Is there not also a question to be answered when we think upon the reply that was given to certain ruffians when they demanded particular information from the Grand Master when he said “that without the consent and cooperation of his other two colleagues he neither could nor would divulge the information they wanted, but that patience and industry would, in due time, entitle the worthy Mason to a participation of them.” When is ‘Due Time’ and how does one become a ‘worthy Mason’? Perhaps there is an answer, maybe the answer is to be found in the Holy Royal Arch Chapter.
When a person wishes to come into Masonry it is expected that he makes an approach to someone whom he knows to be a Mason and declares his desire. For a Brother to enter the Royal Arch he may well be approached by a Royal Arch Mason and invited to join. It is at the request of the Grand Master that when a Master Mason is presented with his Certificate he should be informed of the Holy Royal Arch. There is a letter which is signed by the Provincial Grand Master of Buckinghamshire which should be given to a Master Mason at the time he is presented with his certificate, inviting the Brother to consider joining the Holy Royal Arch.
I have been cautious in this presentation to avoid referring to the Three Degrees as Craft and keeping the Royal Arch as a separate ritual.

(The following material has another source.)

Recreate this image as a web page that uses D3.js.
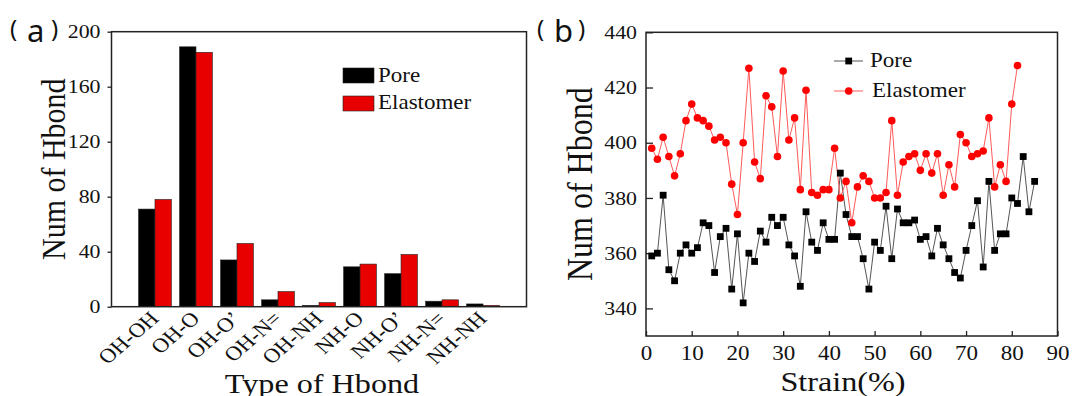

Although the Three Degrees are conducted in the Lodge, and the completion of the Third Degree in the Chapter with the exaltation of a Brother into the Royal Arch, as has already been explained, this is the essence of Freemasonry, this is the Craft.
A Brother who has taken his Third Degree and has been presented with his Grand Lodge Certificate, in most cases, has already qualified in time to enter a Royal Arch Chapter, he should therefore be fully aware of his affirmation during his initiation into Freemasonry that his trust is placed in God, and that he has a genuine desire of knowledge and a sincere wish to render himself more extensively serviceable to his fellow creatures.
As a Candidate for the Royal Arch he would present himself with a desire of improving in Freemasonry, and of directing that improvement to the glory of God and the good of man. The desire to improve in Freemasonry can only be fostered if a Brothers interest in Freemasonry has been carefully tended by those responsible, namely his proposer, his seconder, the senior members of his Lodge and the Preceptors of the Lodge of Instruction or Club of Rehearsal. We all realise that Freemasonry is a system or Morality veiled in allegory and illustrated by symbols, but just accepting this is not enough, some effort is needed not just in understanding it but more importantly, what it sets out to do. If the realisation that Freemasonry surely provides the tools, but the choice and manner we use them rests entirely upon ourselves, then the building of the Temple within ourselves has already begun.
The search for that which was lost - the lost Word - really commenced in the Biblical sense when Adam fell from favour and bequeathed to his sinful posterity this everlasting quest. When the builders of the First Temple at Jerusalem turned from true worship, the Biblical myth became fact. The Word however remained at this very spot, and it recounts the manner of its recovery and rise to favour of those who found it, the Holy Royal Arch shows just what is ‘the very essence of Freemasonry’ for us all.
Companionship, when one is seeking, must indeed be welcome. That Brethren and Companions is “Why the Royal Arch.”